Per strapparmi dal divano, dalla cena in famiglia e da una serata di serenità davanti al focolare domestico, ci sono voluti gli Slipknot e soprattutto una forza di volontà partorita durante le festività natalizie, durante le quali ho acquistato il biglietto.
Avere in tasca il biglietto di una serata da sold out è stato poi l’ultimo fattore di spinta per mandarmi al concerto dei nostri compagni mascherati, pronti a “scatenare l’inferno” per il loro ritorno in Italia (o almeno così leggo sui siti specializzati).
Quanto è bello sapere intanto che il Mediolanum Forum è subito all’uscita autostradale senza dover vagare nel traffico e mi trovo così, in men che non si dica, seduto al mio posto, perché la calca in onore dei mascherati non fa per me.

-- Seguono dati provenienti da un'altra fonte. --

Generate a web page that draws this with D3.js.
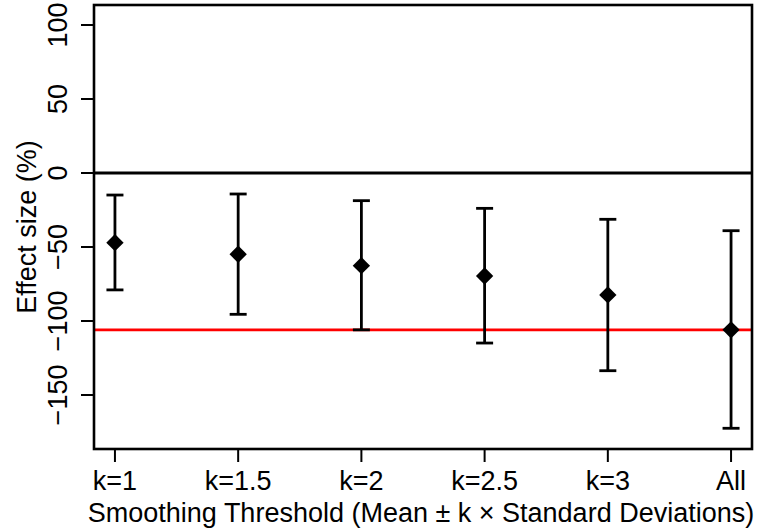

Il mio apprezzamento per gli Slipknot è cresciuto negli anni; anche guardando alcune performance live su YouTube, mi sono convinto che hanno qualcosa in più della media rispetto all'ondata di loro colleghi che dagli anni 2000 in poi ha invaso le orecchie dei nostalgici del metal estremo fatto come una volta.
La maggior qualità è l’equilibrio e la costanza delle produzioni, provando a migliorare il loro orizzonte limitato e talvolta riuscendoci come nel recente “We are not your kind”.
Purtroppo la partenza dei nostri non è delle migliori: tolta “Unsainted” che più la ascolto e più mi sembra un pezzo degno di aver un suo spazio nella storia degli anni Venti, Corey e soci in seguito sprofondano nel caos sonoro. Non si capisce molto dei pezzi susseguenti e il rimbombo viene affogato nella confusione generale, i pezzi si tengono con le pinze come quando cerchi di tirare su una banconota da 5 euro che ti è caduta nel cesso.
Apprezzabile davvero la presenza scenica di Taylor che da solo cerca di dare un tono, riuscendoci peraltro, rispetto a quei tre buffoni da circo che si porta dietro. Uno di questi inciampa, si dimena sul tapis roulant e assume pose che non riesco a digerire a quarant’anni. I pezzi migliori sono quelli dell’ultimo album che sembra una spanna sopra agli altri in una scaletta poco condivisibile, sebbene ci sia la svolta nella parte finale del concerto.
“Wait and bleed” arriva a scuotermi dal torpore, ma la resa è cacofonica mentre “Eyeless” e le seguenti “All out life” e “Duality” si reggono in piedi egregiamente.
I bis suggellano una prova discreta dei Nostri, ma intorno a me c’è tanto entusiasmo perciò sono felice per osmosi insieme a questi ragazzi che mi circondano e che applaudono convinti.
Amo la loro gioia odorante di sudore, non importa se hanno dimenticato il Gods of Metal di venti anni fa dove suonarono prima degli Slayer rischiando le bottigliate in faccia dalla platea, non importa se c’è il Coronavirus, non importa se per 3/4 del concerto non si è capito un cazzo, perché la perfezione non solo non esiste, ma non la pretendiamo oggi da questo evento metallaro circense.